Des affirmations sur les réseaux sociaux faisant état d’une protection accordée par la France au lieutenant-colonel Damiba ont participé à exciter la colère des manifestants pro-Traoré.
Elles ont été formellement démenties tant par Paris que par Paul-Henri Sandaogo Damiba lui-même.
Quelques heures avant l’annonce de sa destitution vendredi soir, plusieurs centaines de personnes avaient manifesté à Ouagadougou pour réclamer son départ, mais aussi la fin de la présence militaire française au Sahel, et une coopération militaire avec la Russie.
L’influence de Moscou ne cesse de croître dans plusieurs pays d’Afrique francophone ces dernières années, particulièrement au Mali et en Centrafrique.

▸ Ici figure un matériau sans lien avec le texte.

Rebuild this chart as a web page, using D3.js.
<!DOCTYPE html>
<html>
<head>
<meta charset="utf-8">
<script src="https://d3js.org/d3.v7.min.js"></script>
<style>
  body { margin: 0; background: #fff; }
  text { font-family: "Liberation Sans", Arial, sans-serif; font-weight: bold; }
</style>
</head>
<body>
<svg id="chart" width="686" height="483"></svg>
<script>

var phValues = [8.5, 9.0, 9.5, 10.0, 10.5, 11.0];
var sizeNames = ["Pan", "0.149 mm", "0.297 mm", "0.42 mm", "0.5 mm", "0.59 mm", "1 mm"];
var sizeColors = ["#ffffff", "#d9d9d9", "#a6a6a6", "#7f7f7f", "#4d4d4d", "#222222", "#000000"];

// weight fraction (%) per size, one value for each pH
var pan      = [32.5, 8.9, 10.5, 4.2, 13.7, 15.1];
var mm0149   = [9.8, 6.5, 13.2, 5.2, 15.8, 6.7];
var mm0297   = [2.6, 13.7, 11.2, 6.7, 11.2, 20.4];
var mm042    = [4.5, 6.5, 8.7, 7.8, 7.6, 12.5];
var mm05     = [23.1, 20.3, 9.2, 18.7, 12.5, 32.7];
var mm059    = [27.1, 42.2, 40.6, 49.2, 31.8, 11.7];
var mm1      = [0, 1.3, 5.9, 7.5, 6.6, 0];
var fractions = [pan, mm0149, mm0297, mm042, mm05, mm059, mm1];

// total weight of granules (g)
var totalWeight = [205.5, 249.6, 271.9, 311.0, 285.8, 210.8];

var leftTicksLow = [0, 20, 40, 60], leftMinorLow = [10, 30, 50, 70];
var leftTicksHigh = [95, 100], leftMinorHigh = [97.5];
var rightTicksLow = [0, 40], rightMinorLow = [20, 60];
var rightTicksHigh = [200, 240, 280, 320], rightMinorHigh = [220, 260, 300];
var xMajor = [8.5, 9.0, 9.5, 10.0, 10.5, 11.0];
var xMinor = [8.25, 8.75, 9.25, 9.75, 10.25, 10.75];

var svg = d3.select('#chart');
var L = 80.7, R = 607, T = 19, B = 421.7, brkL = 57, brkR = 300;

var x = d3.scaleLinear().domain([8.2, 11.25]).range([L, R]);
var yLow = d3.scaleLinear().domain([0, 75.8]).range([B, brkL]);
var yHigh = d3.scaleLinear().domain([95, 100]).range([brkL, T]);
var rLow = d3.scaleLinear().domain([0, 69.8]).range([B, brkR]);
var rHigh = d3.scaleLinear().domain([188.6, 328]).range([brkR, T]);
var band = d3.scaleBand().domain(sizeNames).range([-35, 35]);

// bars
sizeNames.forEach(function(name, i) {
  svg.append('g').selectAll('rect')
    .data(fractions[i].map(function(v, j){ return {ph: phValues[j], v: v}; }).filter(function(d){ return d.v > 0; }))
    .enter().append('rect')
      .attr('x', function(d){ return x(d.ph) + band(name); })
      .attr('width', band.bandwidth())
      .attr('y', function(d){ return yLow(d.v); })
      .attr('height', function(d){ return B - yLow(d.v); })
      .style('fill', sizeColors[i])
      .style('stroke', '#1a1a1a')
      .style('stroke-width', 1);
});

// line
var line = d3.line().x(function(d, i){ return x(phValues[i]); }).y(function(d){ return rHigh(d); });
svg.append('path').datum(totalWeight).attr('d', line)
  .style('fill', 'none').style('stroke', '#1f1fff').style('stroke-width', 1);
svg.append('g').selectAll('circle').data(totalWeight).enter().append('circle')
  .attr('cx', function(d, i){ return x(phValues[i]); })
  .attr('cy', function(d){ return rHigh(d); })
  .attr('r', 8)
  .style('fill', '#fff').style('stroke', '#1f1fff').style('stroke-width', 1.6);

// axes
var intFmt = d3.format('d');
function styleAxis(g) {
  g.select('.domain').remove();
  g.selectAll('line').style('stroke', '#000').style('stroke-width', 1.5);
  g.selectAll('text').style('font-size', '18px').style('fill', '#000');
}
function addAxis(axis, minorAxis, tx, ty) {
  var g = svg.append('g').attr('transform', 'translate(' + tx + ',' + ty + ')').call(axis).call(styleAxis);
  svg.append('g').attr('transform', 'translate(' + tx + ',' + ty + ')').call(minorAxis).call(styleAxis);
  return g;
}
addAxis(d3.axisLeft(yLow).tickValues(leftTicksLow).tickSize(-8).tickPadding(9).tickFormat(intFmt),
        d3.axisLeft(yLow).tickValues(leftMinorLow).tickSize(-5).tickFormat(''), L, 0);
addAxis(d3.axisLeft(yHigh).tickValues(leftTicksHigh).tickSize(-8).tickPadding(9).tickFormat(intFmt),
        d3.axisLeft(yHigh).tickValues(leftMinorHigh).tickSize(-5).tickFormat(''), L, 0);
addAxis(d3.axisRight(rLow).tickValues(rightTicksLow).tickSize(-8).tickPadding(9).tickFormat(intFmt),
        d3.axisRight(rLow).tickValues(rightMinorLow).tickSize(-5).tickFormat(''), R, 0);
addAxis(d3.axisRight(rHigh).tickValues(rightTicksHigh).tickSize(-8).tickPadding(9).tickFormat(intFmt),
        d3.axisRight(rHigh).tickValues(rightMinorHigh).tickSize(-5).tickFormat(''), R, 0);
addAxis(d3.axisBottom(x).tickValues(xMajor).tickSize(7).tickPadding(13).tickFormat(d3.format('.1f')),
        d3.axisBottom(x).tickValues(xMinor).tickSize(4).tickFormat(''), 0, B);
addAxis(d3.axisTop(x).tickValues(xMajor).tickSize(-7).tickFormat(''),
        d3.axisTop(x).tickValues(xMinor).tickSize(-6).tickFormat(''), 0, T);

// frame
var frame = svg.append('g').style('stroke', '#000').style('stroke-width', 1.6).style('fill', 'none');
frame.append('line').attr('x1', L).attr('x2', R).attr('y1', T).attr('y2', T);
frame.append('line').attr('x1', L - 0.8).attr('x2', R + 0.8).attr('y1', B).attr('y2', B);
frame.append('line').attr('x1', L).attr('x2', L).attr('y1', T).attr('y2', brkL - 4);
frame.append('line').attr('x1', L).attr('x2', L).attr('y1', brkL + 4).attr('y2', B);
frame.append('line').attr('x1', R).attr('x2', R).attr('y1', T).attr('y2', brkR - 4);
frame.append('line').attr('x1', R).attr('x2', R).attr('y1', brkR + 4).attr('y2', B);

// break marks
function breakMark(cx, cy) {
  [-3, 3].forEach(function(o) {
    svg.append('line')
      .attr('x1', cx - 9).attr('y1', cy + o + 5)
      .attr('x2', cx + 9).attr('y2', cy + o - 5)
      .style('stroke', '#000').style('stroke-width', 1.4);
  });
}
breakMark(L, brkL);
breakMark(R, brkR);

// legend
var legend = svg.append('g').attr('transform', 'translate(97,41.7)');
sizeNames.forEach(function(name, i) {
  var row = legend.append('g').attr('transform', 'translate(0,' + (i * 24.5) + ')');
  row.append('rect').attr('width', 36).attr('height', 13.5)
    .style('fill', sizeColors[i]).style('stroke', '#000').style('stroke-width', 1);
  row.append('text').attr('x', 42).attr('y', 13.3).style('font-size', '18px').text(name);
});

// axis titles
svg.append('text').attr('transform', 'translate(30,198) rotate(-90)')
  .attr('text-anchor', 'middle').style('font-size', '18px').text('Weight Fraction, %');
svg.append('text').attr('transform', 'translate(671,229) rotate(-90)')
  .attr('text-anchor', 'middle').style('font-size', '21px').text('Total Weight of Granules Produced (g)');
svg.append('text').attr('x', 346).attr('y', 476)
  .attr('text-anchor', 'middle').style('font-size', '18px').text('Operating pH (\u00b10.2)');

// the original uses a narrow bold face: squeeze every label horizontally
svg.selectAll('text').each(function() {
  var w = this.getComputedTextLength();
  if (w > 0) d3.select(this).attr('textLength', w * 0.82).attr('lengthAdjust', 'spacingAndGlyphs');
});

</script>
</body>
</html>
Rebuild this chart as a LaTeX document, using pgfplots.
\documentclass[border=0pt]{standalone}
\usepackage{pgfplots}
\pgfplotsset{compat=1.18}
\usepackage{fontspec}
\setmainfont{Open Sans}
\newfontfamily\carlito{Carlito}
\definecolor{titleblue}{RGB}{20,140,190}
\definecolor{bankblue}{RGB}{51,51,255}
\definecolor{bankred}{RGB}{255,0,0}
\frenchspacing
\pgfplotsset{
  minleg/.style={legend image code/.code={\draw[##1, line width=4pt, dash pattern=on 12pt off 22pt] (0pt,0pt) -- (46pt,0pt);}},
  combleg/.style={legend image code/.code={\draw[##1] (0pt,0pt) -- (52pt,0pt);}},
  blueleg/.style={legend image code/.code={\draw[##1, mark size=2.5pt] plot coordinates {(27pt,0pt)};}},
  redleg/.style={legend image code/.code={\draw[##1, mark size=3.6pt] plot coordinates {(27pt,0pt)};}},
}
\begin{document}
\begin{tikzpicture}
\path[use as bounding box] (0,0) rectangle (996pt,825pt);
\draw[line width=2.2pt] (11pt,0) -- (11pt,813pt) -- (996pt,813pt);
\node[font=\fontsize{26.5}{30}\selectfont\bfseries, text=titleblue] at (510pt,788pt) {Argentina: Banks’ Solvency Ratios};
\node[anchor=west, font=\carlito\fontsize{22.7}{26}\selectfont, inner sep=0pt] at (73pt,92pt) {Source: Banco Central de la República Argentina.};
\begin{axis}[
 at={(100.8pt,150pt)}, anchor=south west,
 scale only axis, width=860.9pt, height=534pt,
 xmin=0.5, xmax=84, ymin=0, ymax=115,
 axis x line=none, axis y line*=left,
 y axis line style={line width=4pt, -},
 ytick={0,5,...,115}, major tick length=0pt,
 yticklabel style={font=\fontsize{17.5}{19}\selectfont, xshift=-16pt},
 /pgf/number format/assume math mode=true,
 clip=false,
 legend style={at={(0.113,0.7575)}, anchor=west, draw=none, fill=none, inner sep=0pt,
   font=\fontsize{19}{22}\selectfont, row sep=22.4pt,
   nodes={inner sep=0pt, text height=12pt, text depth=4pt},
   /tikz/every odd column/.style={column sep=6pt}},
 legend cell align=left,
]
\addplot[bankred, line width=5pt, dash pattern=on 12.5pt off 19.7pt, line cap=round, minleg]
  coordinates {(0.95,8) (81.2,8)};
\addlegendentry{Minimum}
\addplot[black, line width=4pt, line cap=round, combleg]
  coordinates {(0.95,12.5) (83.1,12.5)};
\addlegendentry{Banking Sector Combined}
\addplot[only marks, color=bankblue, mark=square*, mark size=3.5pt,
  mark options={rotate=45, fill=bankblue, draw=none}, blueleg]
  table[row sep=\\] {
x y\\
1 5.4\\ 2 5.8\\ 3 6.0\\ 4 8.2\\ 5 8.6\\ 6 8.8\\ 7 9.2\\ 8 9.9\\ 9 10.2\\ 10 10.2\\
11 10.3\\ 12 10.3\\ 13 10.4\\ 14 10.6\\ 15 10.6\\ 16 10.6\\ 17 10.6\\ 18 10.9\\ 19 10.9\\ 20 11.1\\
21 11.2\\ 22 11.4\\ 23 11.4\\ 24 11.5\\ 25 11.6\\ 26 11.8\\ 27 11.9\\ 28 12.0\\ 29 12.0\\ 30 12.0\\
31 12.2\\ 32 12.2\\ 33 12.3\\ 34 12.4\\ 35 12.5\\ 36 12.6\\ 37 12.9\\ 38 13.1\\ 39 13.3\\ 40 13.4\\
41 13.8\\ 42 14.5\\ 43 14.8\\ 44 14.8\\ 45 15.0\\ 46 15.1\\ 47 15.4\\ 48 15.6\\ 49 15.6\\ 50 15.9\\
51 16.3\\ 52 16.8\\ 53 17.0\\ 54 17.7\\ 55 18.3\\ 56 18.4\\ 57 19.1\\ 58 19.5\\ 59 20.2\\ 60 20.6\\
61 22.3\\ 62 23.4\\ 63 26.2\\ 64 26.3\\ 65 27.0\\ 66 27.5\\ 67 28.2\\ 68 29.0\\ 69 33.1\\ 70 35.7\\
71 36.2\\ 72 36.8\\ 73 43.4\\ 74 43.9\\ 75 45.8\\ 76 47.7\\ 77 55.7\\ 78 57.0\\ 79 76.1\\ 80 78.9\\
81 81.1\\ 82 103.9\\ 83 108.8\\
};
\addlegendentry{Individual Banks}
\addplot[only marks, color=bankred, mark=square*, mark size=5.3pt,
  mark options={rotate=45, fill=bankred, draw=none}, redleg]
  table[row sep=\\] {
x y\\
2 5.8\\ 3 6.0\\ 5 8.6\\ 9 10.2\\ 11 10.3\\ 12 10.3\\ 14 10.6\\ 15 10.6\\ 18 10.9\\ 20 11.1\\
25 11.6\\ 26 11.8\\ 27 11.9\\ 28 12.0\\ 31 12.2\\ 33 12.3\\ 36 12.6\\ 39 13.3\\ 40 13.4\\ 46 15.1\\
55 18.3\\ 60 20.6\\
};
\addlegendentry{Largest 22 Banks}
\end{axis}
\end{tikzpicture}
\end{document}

Dimanche, outre l’ambassade, des manifestants se sont également rassemblés près du siège de la télévision nationale du Burkina Faso autour duquel le dispositif de blindés en place depuis vendredi a été allégé, avec trois véhicules, au lieu d’une vingtaine.
Plusieurs centaines, réclamant la reddition définitive de Paul-Henri Sandaogo Damiba, scandant des slogans antifrançais et brandissant des drapeaux russes, ont accompagné le cortège du capitaine Traoré à la télévision où il est allé pour l’enregistrement de son communiqué.
Couvre-feu levé
En début d’après-midi, de petits groupes de manifestants pro-Traoré étaient toujours présents sur plusieurs axes et places de Ouagadougou. Depuis l’annonce vendredi soir par des militaires emmenés par le capitaine Traoré de la destitution de Paul-Henri Sandaogo Damiba – lui-même arrivé au pouvoir par un coup d’État en janvier –, la tension ne faiblit pas.

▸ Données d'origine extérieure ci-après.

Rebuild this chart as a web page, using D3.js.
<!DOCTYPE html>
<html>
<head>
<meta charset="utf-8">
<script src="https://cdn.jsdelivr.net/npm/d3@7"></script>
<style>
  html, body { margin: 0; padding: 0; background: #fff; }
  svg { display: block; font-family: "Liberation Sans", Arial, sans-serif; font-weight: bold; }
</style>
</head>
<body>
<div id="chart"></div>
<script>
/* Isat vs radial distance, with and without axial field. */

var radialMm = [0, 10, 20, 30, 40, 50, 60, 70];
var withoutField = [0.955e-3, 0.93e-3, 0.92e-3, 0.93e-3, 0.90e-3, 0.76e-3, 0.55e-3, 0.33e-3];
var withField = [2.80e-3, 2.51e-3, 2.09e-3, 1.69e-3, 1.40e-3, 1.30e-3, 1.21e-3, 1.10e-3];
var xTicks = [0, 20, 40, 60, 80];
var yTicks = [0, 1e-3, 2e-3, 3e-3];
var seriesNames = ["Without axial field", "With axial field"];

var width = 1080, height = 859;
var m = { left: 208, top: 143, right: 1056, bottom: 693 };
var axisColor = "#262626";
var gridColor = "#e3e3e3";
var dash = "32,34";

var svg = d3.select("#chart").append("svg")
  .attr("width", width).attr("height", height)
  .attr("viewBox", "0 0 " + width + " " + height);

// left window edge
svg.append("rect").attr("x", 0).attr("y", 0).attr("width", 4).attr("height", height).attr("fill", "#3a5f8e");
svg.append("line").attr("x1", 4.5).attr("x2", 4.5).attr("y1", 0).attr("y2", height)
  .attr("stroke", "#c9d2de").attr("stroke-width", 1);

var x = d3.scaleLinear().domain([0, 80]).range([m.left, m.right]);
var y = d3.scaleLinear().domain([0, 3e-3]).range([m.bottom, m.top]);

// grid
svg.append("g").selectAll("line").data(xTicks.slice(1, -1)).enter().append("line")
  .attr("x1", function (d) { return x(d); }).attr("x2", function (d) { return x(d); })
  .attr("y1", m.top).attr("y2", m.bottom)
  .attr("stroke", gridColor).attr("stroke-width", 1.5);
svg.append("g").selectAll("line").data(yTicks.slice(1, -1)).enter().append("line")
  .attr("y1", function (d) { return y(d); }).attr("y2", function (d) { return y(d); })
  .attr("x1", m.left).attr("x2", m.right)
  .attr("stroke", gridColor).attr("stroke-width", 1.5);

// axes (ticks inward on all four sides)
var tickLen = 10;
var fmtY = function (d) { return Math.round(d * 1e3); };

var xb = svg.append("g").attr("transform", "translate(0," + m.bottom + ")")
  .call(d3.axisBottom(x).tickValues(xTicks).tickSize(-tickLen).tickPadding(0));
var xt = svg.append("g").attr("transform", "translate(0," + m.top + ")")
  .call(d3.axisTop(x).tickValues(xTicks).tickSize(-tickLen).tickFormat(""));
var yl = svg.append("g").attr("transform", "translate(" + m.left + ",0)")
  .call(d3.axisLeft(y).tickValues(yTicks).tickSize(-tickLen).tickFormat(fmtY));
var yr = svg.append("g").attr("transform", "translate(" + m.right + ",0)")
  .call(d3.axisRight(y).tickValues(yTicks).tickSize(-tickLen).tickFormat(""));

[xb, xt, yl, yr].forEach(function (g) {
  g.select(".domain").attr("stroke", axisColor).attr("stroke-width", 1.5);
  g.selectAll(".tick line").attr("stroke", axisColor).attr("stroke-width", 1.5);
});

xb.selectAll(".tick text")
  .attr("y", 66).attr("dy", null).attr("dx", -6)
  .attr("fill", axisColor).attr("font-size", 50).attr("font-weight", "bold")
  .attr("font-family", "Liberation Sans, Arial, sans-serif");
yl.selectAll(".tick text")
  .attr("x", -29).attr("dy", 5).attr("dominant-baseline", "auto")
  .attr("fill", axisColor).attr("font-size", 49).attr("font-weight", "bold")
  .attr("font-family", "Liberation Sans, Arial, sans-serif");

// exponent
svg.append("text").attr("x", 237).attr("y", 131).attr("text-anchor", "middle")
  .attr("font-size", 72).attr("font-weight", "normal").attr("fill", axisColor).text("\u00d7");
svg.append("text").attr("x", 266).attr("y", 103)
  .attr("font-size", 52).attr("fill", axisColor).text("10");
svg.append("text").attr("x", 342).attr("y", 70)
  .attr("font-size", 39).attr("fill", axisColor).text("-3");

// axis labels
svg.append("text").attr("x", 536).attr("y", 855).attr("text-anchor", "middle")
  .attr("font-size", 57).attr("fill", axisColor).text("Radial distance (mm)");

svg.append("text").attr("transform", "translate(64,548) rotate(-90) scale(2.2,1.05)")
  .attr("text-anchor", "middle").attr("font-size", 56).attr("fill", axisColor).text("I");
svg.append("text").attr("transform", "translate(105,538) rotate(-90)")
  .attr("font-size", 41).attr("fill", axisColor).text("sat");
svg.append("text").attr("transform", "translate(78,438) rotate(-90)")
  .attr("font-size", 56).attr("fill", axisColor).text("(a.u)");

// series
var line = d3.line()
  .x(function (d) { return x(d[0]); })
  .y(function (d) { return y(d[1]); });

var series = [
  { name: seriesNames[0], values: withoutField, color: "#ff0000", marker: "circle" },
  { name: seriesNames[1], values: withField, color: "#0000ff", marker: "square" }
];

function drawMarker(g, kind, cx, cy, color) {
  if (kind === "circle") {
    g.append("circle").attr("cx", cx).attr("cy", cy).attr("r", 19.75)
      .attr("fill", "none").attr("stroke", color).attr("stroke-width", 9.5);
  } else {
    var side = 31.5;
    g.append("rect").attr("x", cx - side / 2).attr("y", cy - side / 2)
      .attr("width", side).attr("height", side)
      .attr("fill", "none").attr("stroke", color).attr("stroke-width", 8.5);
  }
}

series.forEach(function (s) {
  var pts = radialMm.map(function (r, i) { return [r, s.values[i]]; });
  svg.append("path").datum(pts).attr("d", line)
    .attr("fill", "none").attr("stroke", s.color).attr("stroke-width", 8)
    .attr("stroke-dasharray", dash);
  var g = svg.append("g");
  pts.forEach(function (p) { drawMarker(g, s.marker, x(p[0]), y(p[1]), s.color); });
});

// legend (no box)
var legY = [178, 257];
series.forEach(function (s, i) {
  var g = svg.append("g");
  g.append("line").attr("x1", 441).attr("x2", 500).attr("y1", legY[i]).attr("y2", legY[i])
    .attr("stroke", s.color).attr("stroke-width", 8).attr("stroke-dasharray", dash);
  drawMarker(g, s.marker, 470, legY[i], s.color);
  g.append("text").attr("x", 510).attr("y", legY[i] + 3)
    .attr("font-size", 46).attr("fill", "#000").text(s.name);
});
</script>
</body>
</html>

Samedi, ce dernier a clairement fait savoir qu’il n’entendait pas abdiquer, appelant les nouveaux putschistes « à revenir à la raison pour éviter une guerre fratricide dont le Burkina Faso n’a pas besoin dans (le) contexte » des violences jihadistes qui minent le Burkina Faso depuis 2015.
En dépit des tensions, les putschistes ont indiqué que le couvre-feu instauré vendredi de 21 h à 5 h avait été levé.
Les frontières restent pour l’instant fermées.
Le lieutenant-colonel Damiba était arrivé au pouvoir en janvier par un coup d’État ayant renversé le président Roch Marc Christian Kaboré, accusé d’inefficacité dans la lutte contre les violences jihadistes. Mais ces derniers mois, des attaques frappant des dizaines de civils et de soldats se sont multipliées dans le nord et l’est du Burkina Faso, où des villes sont désormais soumises à un blocus des jihadistes.
Depuis 2015, les attaques régulières de mouvements armés affiliés à Al-Qaïda et au groupe État islamique (EI) ont fait des milliers de morts et provoqué le déplacement de quelque deux millions de personnes.